Die Module werden zu 400-Volt-Strängen verbunden, die wiederum zu einem 800-Volt-System kombiniert werden. Jede Batterie ist mit einem Batteriemanagementsystem (Schaltkasten) ausgestattet, das Zellspannungen und -temperaturen überwacht und die Schnittstelle zum Fahrzeug bildet.

Audis Batterien sollen sich von der Konkurrenz abheben

Die Batteriefertigung ist ein komplexer Prozess, der ständige Innovation und Anpassung erfordert. Besonders wichtig ist die präzise Applikation der Wärmeleitpaste, um eine optimale Wärmeableitung zu gewährleisten. Die Produktionslinie ist flexibel genug, um unterschiedliche Batterievarianten, wie zehn- und zwölf-Modul-Versionen, zu produzieren.

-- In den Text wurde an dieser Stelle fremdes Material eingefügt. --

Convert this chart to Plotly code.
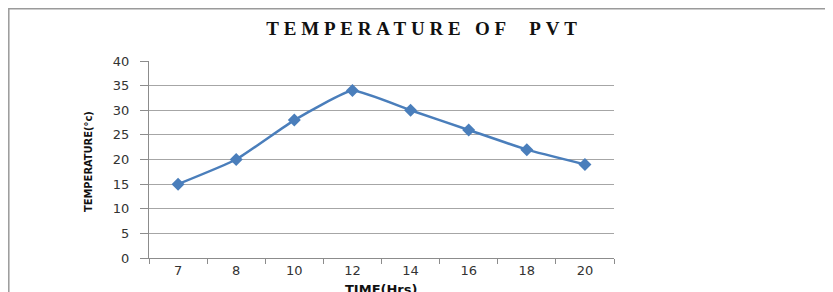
import plotly.graph_objects as go

hours = ["7", "8", "10", "12", "14", "16", "18", "20"]
temps = [15, 20, 28, 34, 30, 26, 22, 19]
y_ticks = [0, 5, 10, 15, 20, 25, 30, 35, 40]

OFF = 8  # page body margin of the browser
W, H = 833, 292
# plot area in page pixels
L, R, T, B = 149, 614, 61, 258
pw, ph = R - L, B - T

def px(x):
    return (x - L) / pw

def py(y):
    return (B - y) / ph

fig = go.Figure()
fig.add_trace(go.Scatter(
    x=hours, y=temps, mode="lines+markers",
    line=dict(color="#4a7ebb", width=2.5, shape="spline", smoothing=0.4),
    marker=dict(symbol="diamond", size=10, color="#4a7ebb"),
    showlegend=False,
))

fig.update_layout(
    width=W, height=H,
    margin=dict(l=L - OFF, r=W - (R - OFF), t=T - OFF, b=H - (B - OFF), pad=0),
    paper_bgcolor="white", plot_bgcolor="white",
    title=dict(text='<b><span style="letter-spacing:4.8px">TEMPERATURE OF  PVT</span></b>',
               x=(424 - OFF) / W, xanchor="center",
               y=1 - (28 - OFF) / H, yanchor="middle", yref="container",
               font=dict(family="Liberation Serif", size=19, color="#111")),
    font=dict(family="DejaVu Sans", size=13, color="#333"),
)
fig.update_xaxes(
    type="category", range=[-0.5, 7.5], tickson="boundaries",
    showgrid=False, showline=True, linecolor="#8c8c8c", linewidth=1,
    ticks="outside", ticklen=5, tickcolor="#8c8c8c",
    tickfont=dict(family="DejaVu Sans", size=13, color="#333"),
)
fig.update_yaxes(
    range=[0, 40], tickvals=y_ticks, showgrid=True, gridcolor="#a6a6a6", gridwidth=1,
    showline=True, linecolor="#8c8c8c", linewidth=1, zeroline=False,
    ticks="outside", ticklen=8, tickcolor="#8c8c8c", ticklabelstandoff=8,
    tickfont=dict(family="DejaVu Sans", size=13, color="#333"),
)

fig.add_annotation(text="<b>TEMPERATURE(°c)</b>", xref="paper", yref="paper",
                   x=px(88), y=py(162), textangle=-90, showarrow=False,
                   xanchor="center", yanchor="middle",
                   font=dict(family="DejaVu Sans Condensed", size=11, color="#111"))
fig.add_annotation(text="<b>TIME(Hrs)</b>", xref="paper", yref="paper",
                   x=px(381), y=py(289), showarrow=False,
                   xanchor="center", yanchor="middle",
                   font=dict(family="DejaVu Sans", size=13, color="#111"))

# outer chart frame (left and top edges visible in the reference)
fx0 = OFF + 0.8
fy0 = OFF + 0.8
fig.add_shape(type="rect", xref="paper", yref="paper",
              x0=px(fx0), x1=px(OFF + W + 20), y0=py(OFF + H + 20), y1=py(fy0),
              line=dict(color="#9a9a9a", width=1.5), layer="below")

fig.write_html("out.html")
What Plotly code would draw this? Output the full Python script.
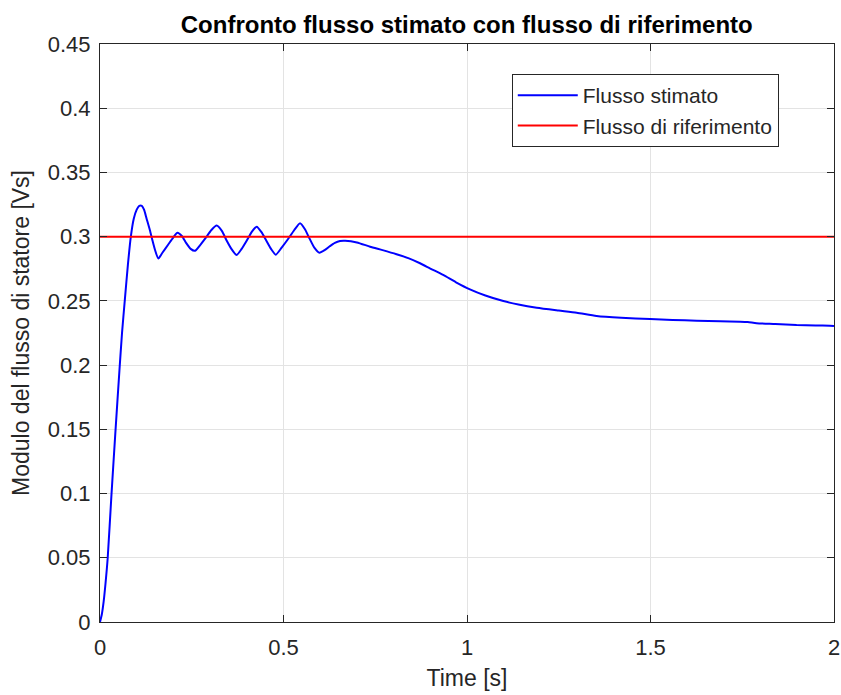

Meier betont: „Wir haben es geschafft, dass wir so wenig Material wie möglich verwenden, während gleichzeitig die Wärme optimal abgeführt wird oder die Module gezielt erhitzt werden können.“

Die Batteriedeckel werden mit Heißbutyl abgedichtet und mit FDS-Schrauben befestigt. Zudem durchlaufen die Batterien mehrere Testphasen, darunter Dichtheits- und Funktionstests. „Wir überprüfen jede Batterie vollständig. Dazu gehört eine Spannungsfestigkeitsmessung mit über 2.000 Volt, , sowie eine Isolationsmessung“, so Meier. Die Batteriemodule selbst werden von externen Lieferanten bezogen. Nach ihrer Montage geht es für die fertigen Batterien weiter Richtung Fahrzeugmontagelinie.

Im Gespräch mit Meier wird der Stellenwert einer eigenen Batteriefertigung in Ingolstadt deutlich. Diesen wichtigen Prozess inhouse zu machen, ist ein wichtiger Baustein für die Transformation des Unternehmens hin zur Elektromobilität. Mitarbeiter wie Meier verkörpern diese Transformation authentisch.

Er resümiert: „Ich bin  stolz darauf, hier zu arbeiten. „Man kann ein Elektroauto bauen und man kann ein Elektroauto bauen.“ Die Frage sei nur, wie. Unser Praxistest mit dem PPE-Bruder Macan von Porsche verdeutlichte die Unterschiede in der Batteriequalität einmal mehr. Nun müssen nur noch die Kunden mitmachen und genügend Ingolstädter Fabrikate kaufen. Dann geht vielleicht auch des Werkleiters Vision bald schon in Erfüllung.